Sears' 'good life'
Sears, Roebuck & Co. is having some trouble translating its new branding tagline-"The good life at a great price. Guaranteed"-for its minority customers. Spanish-language agency Mendoza, Dillon & Asociados, Newport Beach, Calif., struggled for the right word to get across the concept "great." "Grandes" in Spanish can imply great big high prices. Instead, Sears settled for what translates as "The good life at an excellent price. Guaranteed." Gilbert Davila, Sears VP-multicultural and relationship marketing, says "excellent" had the added benefit of implying quality. For Asians, not all the solutions were as easy. "Guaranteed" has no equivalent in Chinese, and the Chinese also have no expressions for "good life." "It's still a work in progress," Davila says. "We have to make some variations." Kang & Lee, New York, is Sears' Asian agency.
HP to play up
Work is progressing quickly at Hewlett-Packard on its first global brand campaign under new CEO Carly Fiorina. HP is in creative development with Goodby, Silverstein & Partners, San Francisco, and is on track to deliver the campaign by Dec. 1, though the concept will circulate internally just before launch. Individuals close to the initiative say the campaign will position HP as a dynamic, cutting-edge company that's innovative, gets things done and does them well. The premise is HP as a performance company, with a theme something along the lines of "Performance through innovation." Creative will illustrate HP on the move as a fast company. No word on whether TV or print creative will launch first.
Cell block . . .
bands of gold
Fed up with the omnipresent devices, Red Ball Tiger instituted a "No cell phones" policy. The SF shop says the ban even applies to visiting clients, who must check their phones at the door.

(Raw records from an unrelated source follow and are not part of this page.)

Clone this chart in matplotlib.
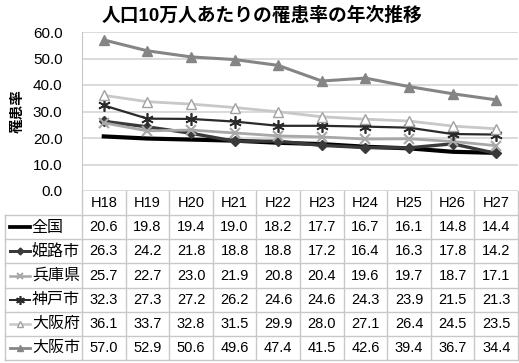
import matplotlib.pyplot as plt

plt.rcParams['font.family'] = ['Liberation Sans', 'Noto Sans CJK JP']

# 年度と地域別の罹患率（人口10万人あたり）
years = ['H18', 'H19', 'H20', 'H21', 'H22', 'H23', 'H24', 'H25', 'H26', 'H27']
areas = ['全国', '姫路市', '兵庫県', '神戸市', '大阪府', '大阪市']
zenkoku = [20.6, 19.8, 19.4, 19.0, 18.2, 17.7, 16.7, 16.1, 14.8, 14.4]
himeji = [26.3, 24.2, 21.8, 18.8, 18.8, 17.2, 16.4, 16.3, 17.8, 14.2]
hyogo = [25.7, 22.7, 23.0, 21.9, 20.8, 20.4, 19.6, 19.7, 18.7, 17.1]
kobe = [32.3, 27.3, 27.2, 26.2, 24.6, 24.6, 24.3, 23.9, 21.5, 21.3]
osaka_fu = [36.1, 33.7, 32.8, 31.5, 29.9, 28.0, 27.1, 26.4, 24.5, 23.5]
osaka_shi = [57.0, 52.9, 50.6, 49.6, 47.4, 41.5, 42.6, 39.4, 36.7, 34.4]
values = [zenkoku, himeji, hyogo, kobe, osaka_fu, osaka_shi]

# 系列ごとの線と記号
styles = [
    dict(color='#000000', lw=3.0, marker=None),
    dict(color='#3a3a3a', lw=2.4, marker='D', ms=5, mfc='#3a3a3a', mec='#3a3a3a'),
    dict(color='#a8a8a8', lw=2.0, marker='x', ms=7, mew=1.5, mec='#a8a8a8'),
    dict(color='#2a2a2a', lw=1.6, marker=(6, 2, 0), ms=9, mew=1.2, mec='#2a2a2a'),
    dict(color='#c8c8c8', lw=2.0, marker='^', ms=7, mfc='white', mec='#a0a0a0', mew=1.0),
    dict(color='#858585', lw=2.2, marker='^', ms=7, mfc='#858585', mec='#858585'),
]

W, H = 519, 363
fig = plt.figure(figsize=(W / 100, H / 100), dpi=100)

left = 82 / W
right = 518 / W
ax = fig.add_axes([left, 1 - 191 / H, right - left, (191 - 32) / H])
x = list(range(len(years)))
for vals, st in zip(values, styles):
    ax.plot(x, vals, color=st['color'], lw=st['lw'], marker=st['marker'],
            ms=st.get('ms', 0), mfc=st.get('mfc', 'none'), mec=st.get('mec', st['color']),
            mew=st.get('mew', 1.0), zorder=3)

ax.set_xlim(-0.5, 9.5)
ax.set_ylim(0, 60)
ax.set_yticks(range(0, 61, 10))
ax.set_yticklabels([f'{v:.1f}' for v in range(0, 61, 10)], fontsize=11)
ax.tick_params(axis='y', length=0, pad=14)
ax.set_xticks([])
ax.grid(axis='y', color='#d4d4d4', lw=1.2)
ax.set_axisbelow(True)
for side in ['top', 'right', 'bottom']:
    ax.spines[side].set_visible(False)
ax.spines['left'].set_color('#c8c8c8')
ax.set_ylabel('罹患率', fontsize=10.5, fontweight='bold', labelpad=6)

fig.text(0.505, 1 - 16 / H, '人口10万人あたりの罹患率の年次推移',
         ha='center', va='center', fontsize=13.5, fontweight='bold')

# データテーブル
tab = fig.add_axes([left, 1 - 360 / H, right - left, (360 - 191) / H])
tab.set_xlim(-0.5, 9.5)
tab.set_ylim(7, 0)
tab.axis('off')
x0 = -2.26
grid_c = '#c8c8c8'
for i in range(11):
    tab.plot([i - 0.5, i - 0.5], [0, 7], color=grid_c, lw=1, clip_on=False)
tab.plot([x0, x0], [1, 7], color=grid_c, lw=1, clip_on=False)
for r in range(1, 8):
    tab.plot([x0, 9.5], [r, r], color=grid_c, lw=1, clip_on=False)

for i, y in enumerate(years):
    tab.text(i, 0.5, y, ha='center', va='center', fontsize=10.5)

for r, (name, vals, st) in enumerate(zip(areas, values, styles), start=1):
    yc = r + 0.5
    tab.plot([-2.15, -1.69], [yc, yc], color=st['color'], lw=st['lw'] * 0.9,
             clip_on=False)
    if st['marker'] is not None:
        tab.plot([-1.92], [yc], marker=st['marker'], ms=st.get('ms', 0) * 0.7,
                 mfc=st.get('mfc', 'none'), mec=st.get('mec', st['color']),
                 mew=st.get('mew', 1.0), clip_on=False)
    tab.text(-1.65, yc, name, ha='left', va='center', fontsize=11.5)
    for i, v in enumerate(vals):
        tab.text(i, yc, f'{v:.1f}', ha='center', va='center', fontsize=10.5)

fig.savefig('out.png', dpi=100)
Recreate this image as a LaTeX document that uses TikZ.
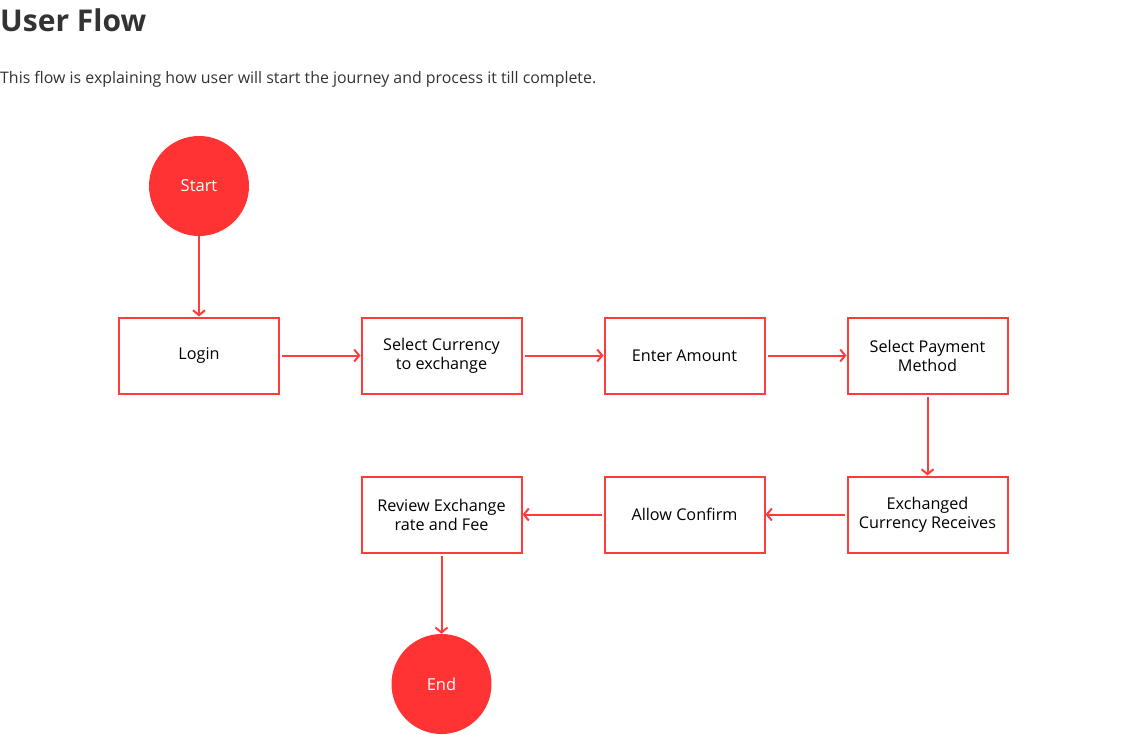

Cellu-addicts end up having to loiter outside, along with smokers, if they want to indulge their phone fixation. . . . The Chicago Advertising Federation is in the midst of its "Battle of the Advertising Bands" fund-raiser. Each competing band has at least one member who works at an agency or other ad-involved company. The final round is Nov. 4. "Adapalooza," now in its fifth year, raises money for the Off the Street Club, a youth organization that does good, but sometimes dangerous, work. Even as the fund-raiser was under way, the Off the Street Club was in the glare of the media when one of its workers was shot to death by a teen, according to authorities, as the worker urged the youth to quit a gang.